The final lab project is one with timely significance. It is a project that seeks to highlight and contextualize the various documents found in the expansive archival collection from the Bureau of Catholic Indian Missions, or BCIM, one of the organizations that managed boarding schools in the U.S. and Canada from 1880 through the 1980s with the intent to “civilize” Native American children. The records present the BCIM’s view of the assimilation project, so the Indigeneity Lab supplementary website aims to synthesize the context, resources and analysis that help various communities reach a more complete understanding of the history. 

Housed in Marquette’s Department of Special Collections and University Archives in Raynor Memorial Libraries, this massive collection of more than 800 boxes was procured in 1977 by historian and then-Marquette professor Rev. Francis Paul Prucha, S.J. The collection will shed light on an educational movement that came under new scrutiny after the discovery in recent years of mass graves at Canadian and U.S. Indian boarding schools run by the government and faith-based organizations — developments that sparked a flurry of public apologies and initiatives, including from Catholic organizations and Pope Francis. 

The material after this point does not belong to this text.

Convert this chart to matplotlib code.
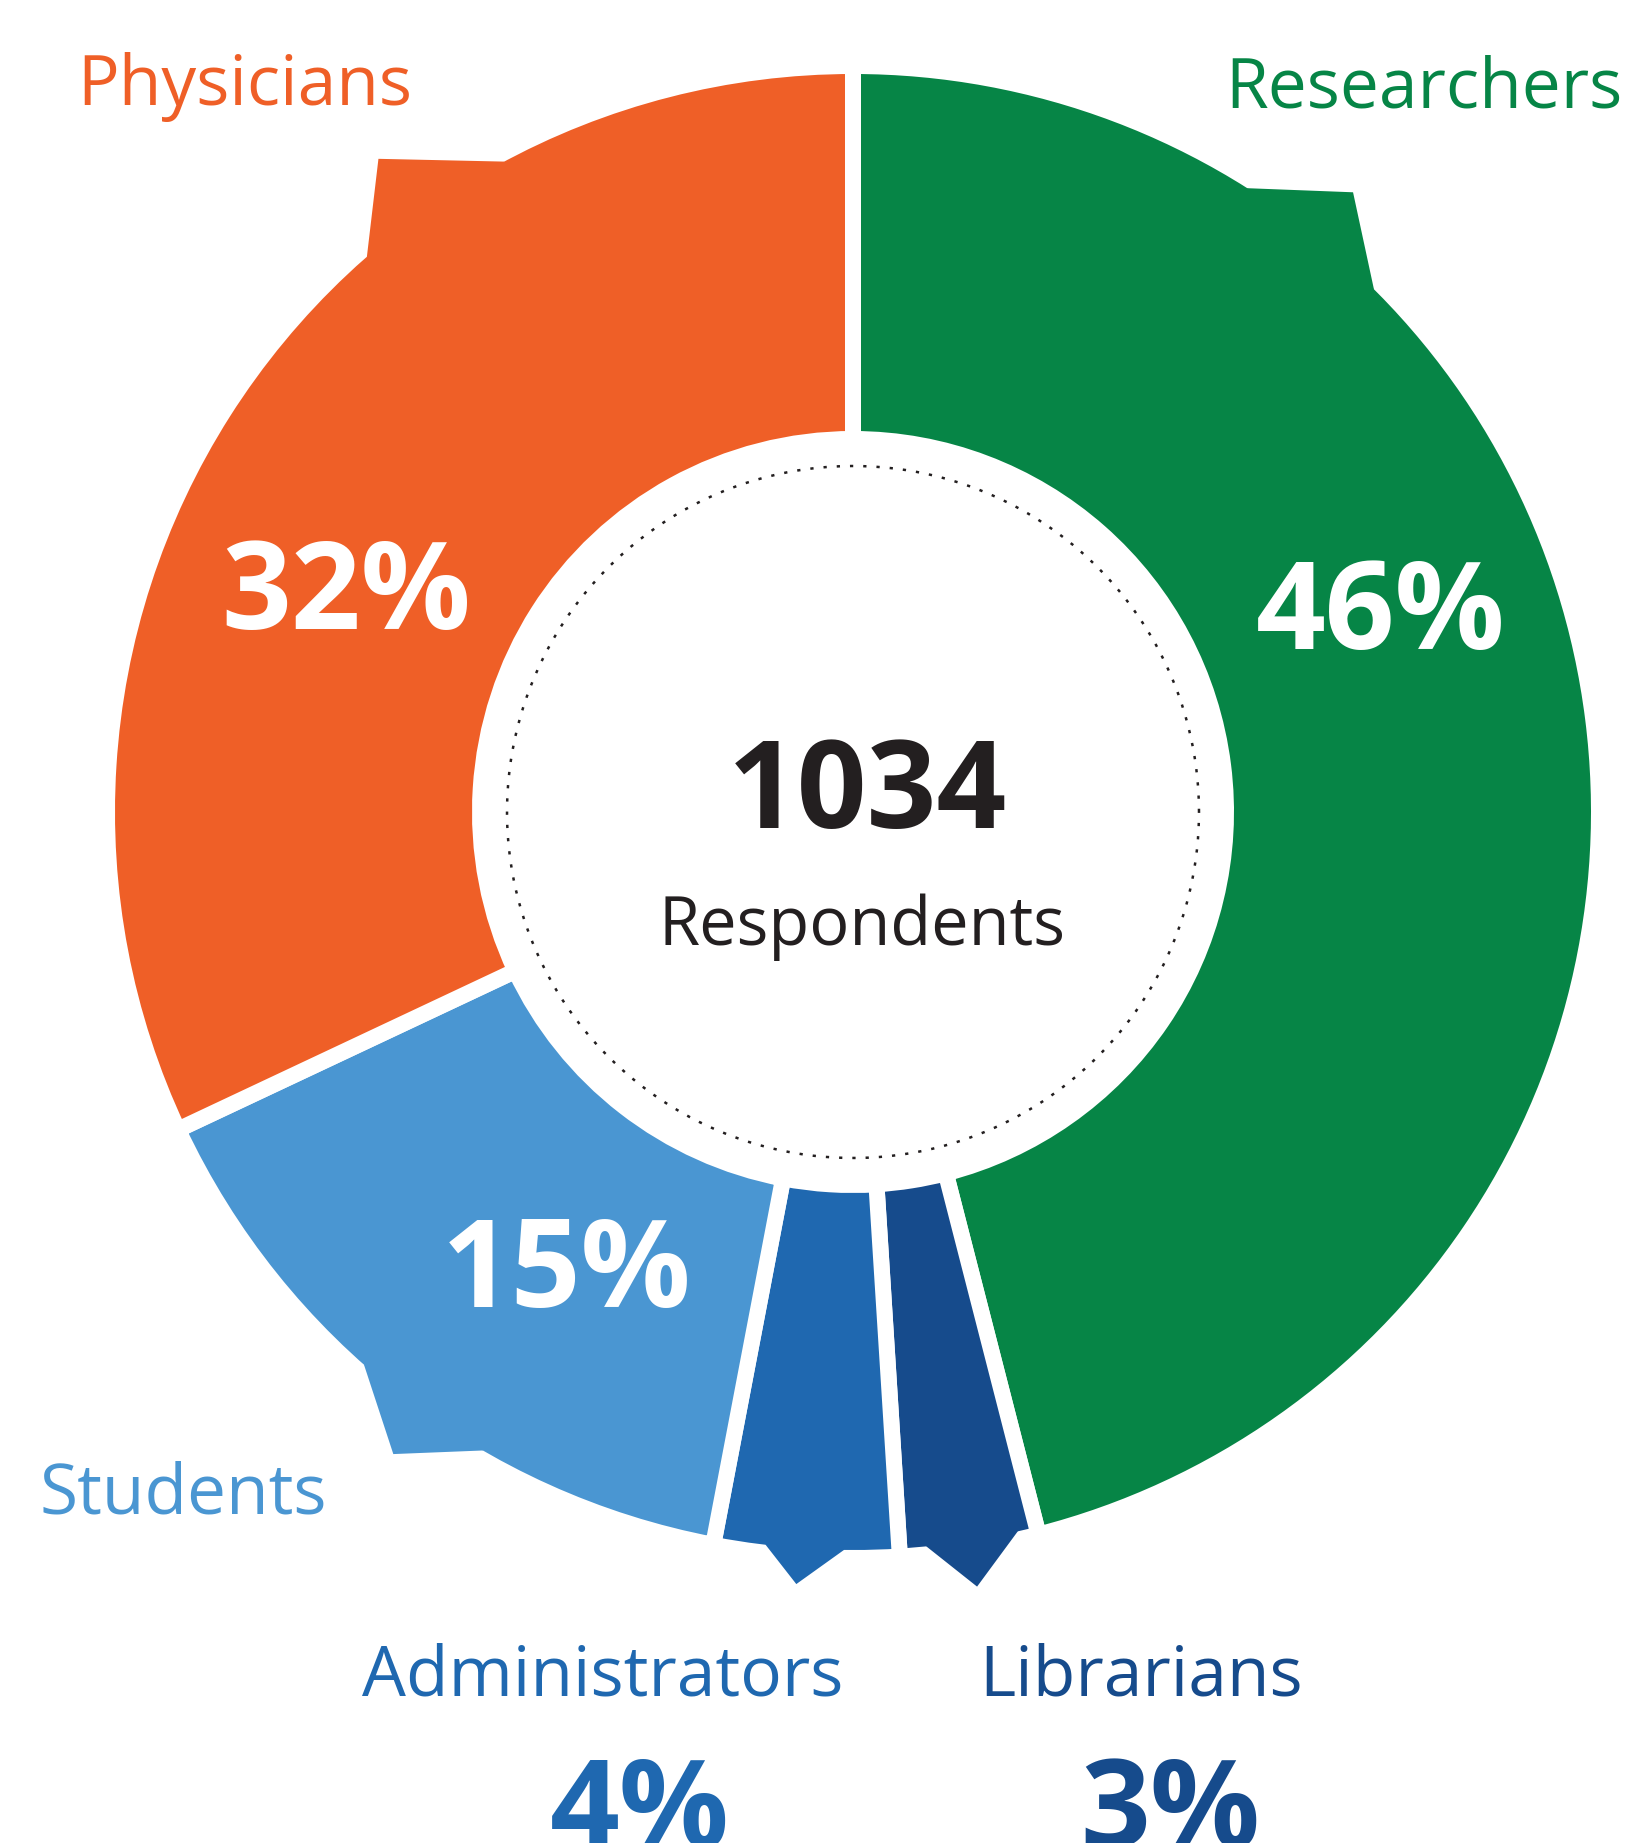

To Indigenous communities, boarding schools are a familiar shared trauma. “I have yet to meet a Native student who doesn’t have boarding school history in their own family history,” says Dr. Samantha Majhor, adviser on the BCIM research project and part of the team that helped conceptualize the lab. An assistant professor of English, Majhor covers the history of boarding schools in classes on Native American literature, and it frequently comes as a shock to non-Native students.

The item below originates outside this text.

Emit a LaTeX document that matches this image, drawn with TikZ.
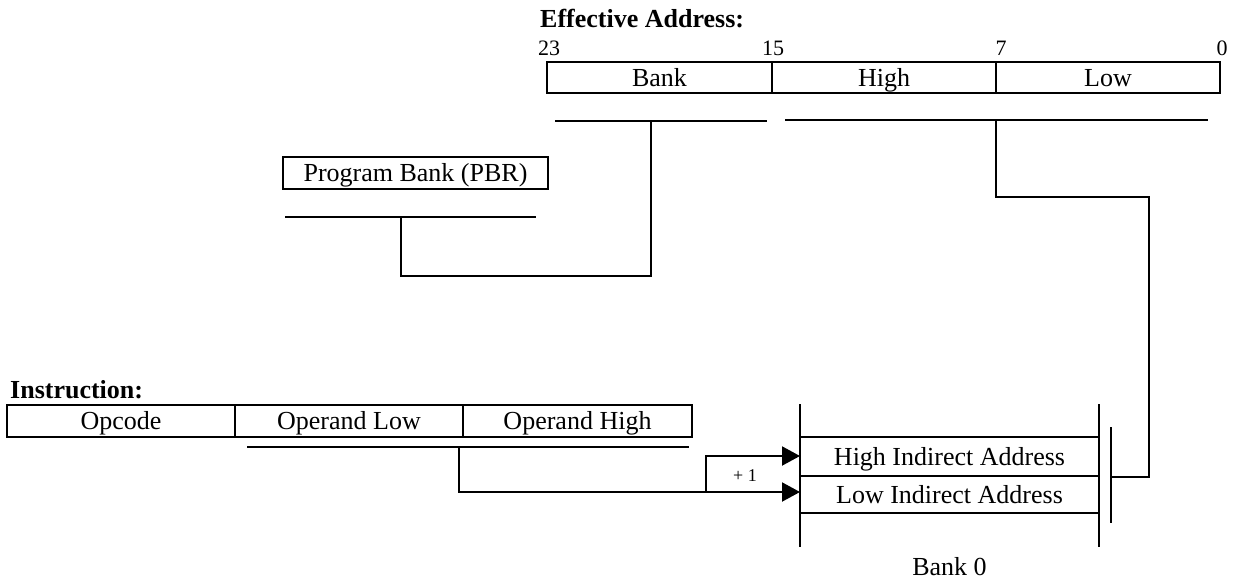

“Part of the boarding school history involved brutally stripping away Native identity,” says Majhor, whose ancestry is Dakota and Assiniboine. Giving Indigenous students the opportunity to research this history is also an opportunity to connect with their identities in ways they couldn’t before, and in an academic setting that validates their own truths. “This is recovery work,” Majhor says. “I think it will be powerful for Native and non-Native audiences.”

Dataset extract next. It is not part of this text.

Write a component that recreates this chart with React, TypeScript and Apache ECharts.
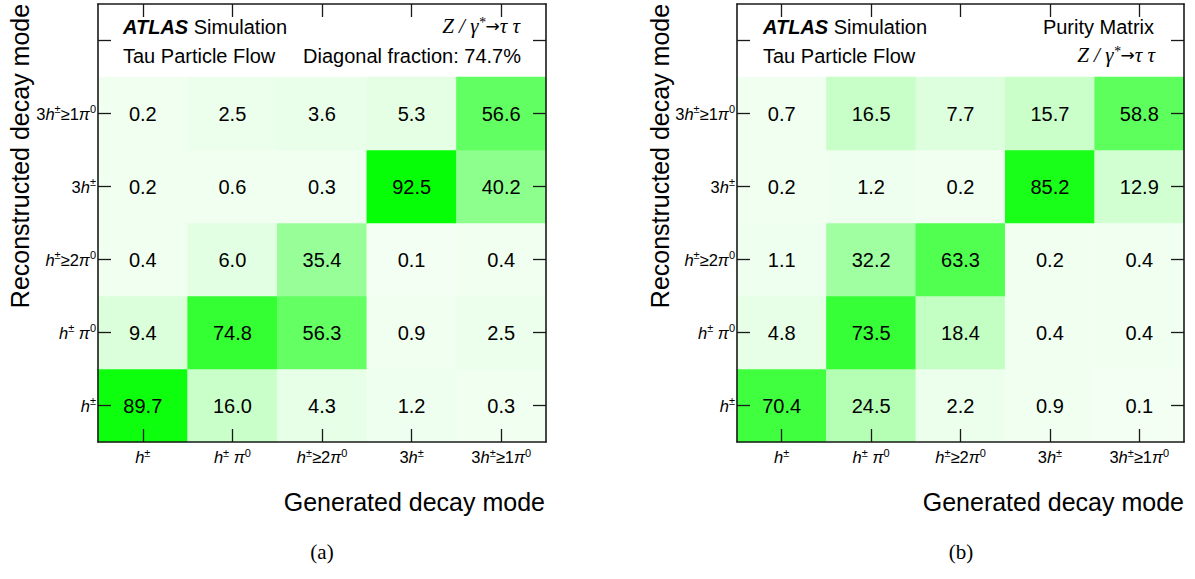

Jacqueline Fontaine Schram, Marquette’s director of public affairs and special assistant for Native American affairs, works as a liaison connecting the lab, Indigenous students, and the Milwaukee Indian and tribal communities. She has seen how the lab’s research triggers powerful feelings of identity among the students.

“Some of these students haven’t really examined their Indigenous identity or their connections with issues that tribal nations are concerned with,” says Schram, who is Anishinaabe and a band member of Sagkeeng First Nation in Manitoba, Canada. “And seeing those connection points get soldered through their experience in the lab is such a beautiful thing.”

The power of connection

Because the Indigenous student population at Marquette is small — less than 1 percent of undergraduates enrolled full time in fall 2021 identified as Native American — forging a community can be challenging. Although the lab has no physical home, it’s helping Indigenous students connect with one other in ways its organizers didn’t anticipate.

“We all went into our projects with great zest,” Majhor says, “but we didn’t fully anticipate how meaningful these connections would be for our students.”

“Connection” is a common refrain among the students who participate. “Native students on almost any campus are a small population, and it can be hard to find each other and find that sense of community and home,” Majhor adds. The boarding school project, in particular, surfaces meaningful and sometimes difficult shared experiences.

That’s true for Barrett, who is deeply grateful for finding a community that understands the narratives of her family’s past, is helping her uncover a history she was never taught and is giving her a sense of belonging — all for the first time in her life.

She’s not alone, says Schram. “I think my greatest reward in all of this is seeing students really fly. I have cried with students at the end of their time with the lab because it was such a transformative experience for them.”